As a 17- or 18-year-old, the idea of going to university can bring forth a rush of emotions. It can make us feel excited by the prospect of partying with new friends, eager to see who we’ll meet in a new city, nervous about the increased workloads (that all of our high school teachers warned us about), or it may also make us feel anxious about leaving home to live on our own for the first time. All of these opposing emotions are normal, and are what I like to call the “pre-season jitters”. A new situation like college or university can cause us to face scenarios that we have no prior experience in dealing with. It is like heading into the first game of a season with a new team. You feel nervous because you haven’t played in a while, and now you are expected to go out on your own and play to perfection in a new environment that is surrounded by a new group of people. No wonder your emotions are all over the place, this is a completely new experience to you!
I want to identify this nerve-wracking time in your lives, because we are approaching the time of year when prospective college and university students will begin to accept their offers to schools for September. In the next few months you will be setting out on your first postsecondary experience by finalizing what school you will be attending and hearing the input of friends on where they will be pursuing further education.
These interactions will all be new, unfamiliar and possibly quite scary.
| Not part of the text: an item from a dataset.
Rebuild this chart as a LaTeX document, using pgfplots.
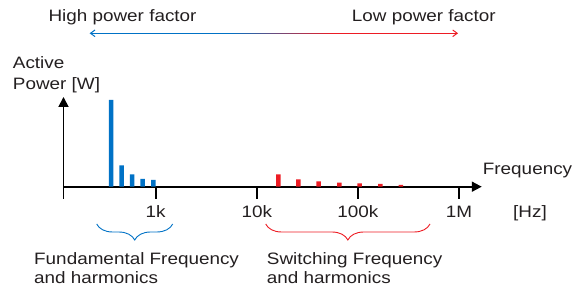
\documentclass[border=0pt]{standalone}
\usepackage{fontspec}
\setmainfont{Liberation Sans}[FakeStretch=1.145]
\usepackage{pgfplots}
\pgfplotsset{compat=1.18}
\usetikzlibrary{arrows.meta,decorations.pathreplacing}
\definecolor{bblue}{RGB}{0,114,198}
\definecolor{rred}{RGB}{237,28,36}
\definecolor{txt}{RGB}{35,31,32}
\begin{document}
\fontsize{16.5}{18.3}\selectfont
\begin{tikzpicture}[x=1pt,y=1pt]
\useasboundingbox (0,0) rectangle (581,291);
\begin{axis}[
  at={(63.5pt,104.3pt)}, anchor=south west,
  x=101.1pt, y=1pt,
  xmin=2.088, xmax=6.225, ymin=0, ymax=89.7,
  enlargelimits=false, clip=false,
  axis lines=left,
  axis line style={line width=1.8pt, -{Triangle[width=10pt,length=10pt]}},
  xtick={2.088,3,4,5,6}, xticklabels={,1k,10k,100k,1M},
  ytick=\empty,
  tick align=outside,
  major tick length=12pt,
  every tick/.style={black, line width=1.7pt},
  xticklabel style={anchor=base, text=txt, inner sep=0pt, yshift=-19pt},
]
\addplot[ybar, bar shift=0pt, bar width=4.5pt, fill=bblue, draw=none]
  coordinates {(2.558,86.7) (2.664,21.4) (2.766,12.4) (2.871,7.7) (2.976,6.7)};
\addplot[ybar, bar shift=0pt, bar width=4.5pt, fill=rred, draw=none]
  coordinates {(4.213,12.4) (4.410,7.4) (4.612,5.4) (4.816,4.0) (5.018,3.4) (5.222,2.7) (5.426,1.7)};
\end{axis}
\begin{scope}[every node/.style={inner sep=0pt, text=txt}]
\node[anchor=base west] at (48.3,269.3) {High power factor};
\node[anchor=base west] at (351.7,269.3) {Low power factor};
\node[anchor=base west] at (12.7,222.7) {Active};
\node[anchor=base west] at (12.7,201) {Power [W]};
\node[anchor=base west] at (482.7,116) {Frequency};
\node[anchor=base] at (530,73.7) {[Hz]};
\node[anchor=base west] at (34,26) {Fundamental Frequency};
\node[anchor=base west] at (34,7.7) {and harmonics};
\node[anchor=base west] at (266.7,26) {Switching Frequency};
\node[anchor=base west] at (266.7,7.7) {and harmonics};
\end{scope}
\draw[bblue, line width=1pt] (90.5,257.7) -- (230.5,257.7);
\foreach \i in {0,...,19}{
  \pgfmathsetmacro{\pct}{100-5*\i-2.5}
  \draw[line width=1pt, color=bblue!\pct!rred] (230+5.15*\i,257.7) -- (230+5.15*\i+5.6,257.7);
}
\draw[rred, line width=1pt] (332.5,257.7) -- (457,257.7);
\draw[bblue, line width=1pt] (95,261) -- (90.5,257.7) -- (95,254.4);
\draw[rred, line width=1pt] (452.7,261) -- (457.2,257.7) -- (452.7,254.4);
\draw[bblue, line width=0.9pt, decorate, decoration={brace, amplitude=16pt}] (172.7,67) -- (96.7,67);
\draw[rred, line width=0.9pt, decorate, decoration={brace, amplitude=16pt}] (430,67) -- (265.7,67);
\end{tikzpicture}
\end{document}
Wherever you go, your new school is going to be the starting point for a new chapter in your life. As you join the approximate 450,000 new students across Canada who are beginning their postsecondary educations, you will see how this environment will change you. It is during this time in your life when you will begin to develop your true identity. As a current fourth year student, I can guarantee that the person you are at the beginning of your postsecondary academic career will not be the person you are when you leave. Your perceptions will change as you begin to explore a world beyond the backyard of your hometown. You will develop different opinions on careers, social issues, and politics; while things as simple as the style of clothes you wear, your hairstyle, and the types of foods you eat will also change.
Don’t believe me? Write down a list of your favourite things in first year and put it away until you graduate. You will be astounded by the transformation just four or five years can make!
So what atmosphere will allow you the best opportunity to finding your individual identity? You may feel as though this is the biggest decision you have made thus far in your life, but know that it can always be changed. Take comfort in accepting that wherever you end up, and whichever university, college, or career you choose, you will be at an institution that will provide you with positive experiences.
Based on my own experience in choosing a university, my tips are to consider:
1. Size of the School
Do you like the feeling of a community where teachers/advisors know you by name? You may be more comfortable at a smaller school.
Do you like knowing there is always a chance to meet new people? A bigger school may give you the environment to explore more.
2. Location of the School
Do you have a tight-knit family life? Consider staying closer to home.
Do you feel more independent? Anywhere is good!
3. Academics/Professional Opportunities
Do you know what career you want to pursue? If so, check out the program that you are applying to. Do the alumni have careers in the field you are interested in? Who are the professors? Does the program offer co-op and different professional development opportunities?
Do you have no idea what direction you will go? It is still worth considering the academic and professional opportunities offered at the school – particularly those that allow you to explore a variety of professional avenues.
As I come to the conclusion of my undergraduate career I would like to advise those who are just starting out to see value in themselves as individuals. A numerical grade or a GPA cannot always define your contributions to society or your value as a person. There is no need to stress over the things you cannot change – you can only do your personal best.
I suggest to you all to take advantage of the opportunities university brings. Be motivated to study and get ahead in school to alleviate stresses, but also seek a balanced lifestyle and pursue your interests, whether this is in extra-curricular sports, activities, or volunteer work. Seek out hobbies or activities that will provide you with fulfillment and happiness. Pursue friendships with new people that come your way and networking opportunities with mentors who want to see you succeed.
Although there may be times during your studies when you’ll feel like you’re underwater, I encourage you to ask for help from those surrounding you. Support can come from your family, your peers or even your professors. The majority of campuses, if not all, have introduced on-campus mental health support offices to help students face these new hurdles in their lives. Simply put, you have to find the courage to reach out to others and be open to accepting the support they wish to provide. Where one individual may find comfort and support could be different for someone else and that is okay. It is all about being open to exploring the various resources available to you and finding out what works best for you.
The takeaway message I wish to portray, after having lost someone to a battle against mental health, is that you are not alone. You have a support system that surrounds you wherever you go and in whatever adventures you wish to venture on. You do not need to be afraid to ask for help.